We all do it now and then…a little deception out of respect for someone’s feelings. They treated you to a movie you hated, bought you dinner at a restaurant you hate, or gave you a present you can’t stand. In each case, you bite the bullet, thank them, and say how enjoyable it all was. Nothing to lose sleep over, as long as eventually you find a way to correct the lie.

Correct the lie. Karla could do that by waiting a couple of days and saying to Tara, “I’ve been thinking about that new outfit you got. It’s nice and you’re really good about picking clothes, but it just doesn’t bring out your natural good looks. Something’s not right…maybe the color. Hey, let’s go shopping tomorrow where you got it and see if we can get something even better!” Karla corrected the lie, complimented Tara, and involved her in improving things. That’s good coping!

Note that originally, Karla acted and spoke the opposite of how she really felt. When done in moderation, and to spare hurting someone’s feelings, we call it diplomacy, being considerate. But what if this behavior is chronic, habitual, your customary way of dealing with others to make them think you are something you are not? In this case, we have what psychologists call the ego-defense of Reaction Formation.

For instance, what if Karla didn’t feel comfortable correcting her lie? What if she was worried that doing so would make Tara mad, and jeopardize their friendship? What if she didn’t have the self-confidence and personal empowerment to suggest to Tara that the outfit really wasn’t the best choice? She sure wouldn’t suggest that they shop for something better.

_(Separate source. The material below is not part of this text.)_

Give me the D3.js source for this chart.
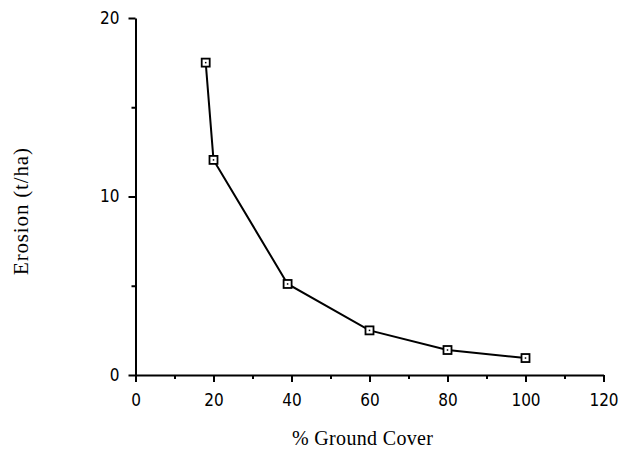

But now Karla would have a problem: feeling guilty about lying to Tara, even if it was well-intended. She could be aware of the guilt or not, but either way she has created a stressful situation for herself. What to do? She could engage in reaction formation, which would involve praising Tara regularly – excessively, in fact – about her good taste, especially to others. Friends may even begin to notice: “Karla, why are you constantly reminding us that Tara should be a fashion designer because she has this incredible taste in clothes? I mean, OK, we believe you. Just let it go.”

Shakespeare said it succinctly in Hamlet, when he had Queen Gertrude comment on the insincerity of a character in a play: “The lady doth protest too much.” Karla’s friend is basically saying, “You know, Karla, the way you praise Tara all the time makes me wonder if you really mean it.” And that’s what reaction formation means: Behaving outwardly the opposite of how you feel inside, in order to hide those inner feelings that cause you anxiety.

George is 38, shorter than average, was often bullied in high school. College went OK, and after graduation he landed a job in a brokerage firm. Even though his performance was decent, he was insecure and lacked self-esteem and confidence. At work he kept a low profile so he wouldn’t stick out. He stayed in his safe zone to avoid facing his insecurities.

One day a colleague said, “Come on, George, get out of that shell. You know the market but you never put that knowledge into action. Go for it! Take some risks!”

George did just that and luck was on his side. His investment gamble brought millions into the firm almost overnight, and he went from a drone to a shining star. His whole demeaner changed. He pranced around work like the head rooster in the farm yard. He boasted about his prowess and criticized his colleagues often. He wore the best clothes, bought a super expensive car, and moved to an apartment well beyond his means. He became an arrogant snob who acted like he was better than everyone.

George’s behavior became extreme, well beyond what he could logically justify. Yes, he had his share of successes at work, but he also had failures. The fact that he continued to ride the success reputation in spite of the failures showed that he was trying to hide something from others and from himself: Inside, he remained insecure and afraid of failure. His extreme overt displays of confidence were reaction formation, smoke screens – ego defenses – designed to hide those fears.

George’s actions became extreme, beyond showing moderate self-confidence. His displays of competence and independence became so extreme, so intense, and so chronic, they betrayed in him a desperate attempt to hide his anxieties and weaknesses from others, and especially from himself.

When used as a defense mechanism, reaction formation – habitually, and with great exaggeration, overtly acting the opposite of how you feel on the inside – is like all ego defenses – a form of denial. George goes by a mirror and sees an immaculately-dressed man smoking a king-sized cigar. That vision allows him to deny what is truly inside him: A frightened, insecure wimp who finds the slightest hint of failure a dire threat to his psychological stability.

In our earlier example, Karla was not showing reaction formation when she told Tara she liked the new outfit. She was simply showing some empathy, and she corrected the deception later. We noted, however, that if she failed to make that correction, she becomes George: deceiving herself by taking on extreme actions to hide insecurities.

Keep an eye on your actions, and ask yourself if you have become George. The original Karla dynamic is an example of coping successfully with a stressful situation. The George dynamic is one of denial, avoidance, and instability, a pattern that will end up causing a lot more stress.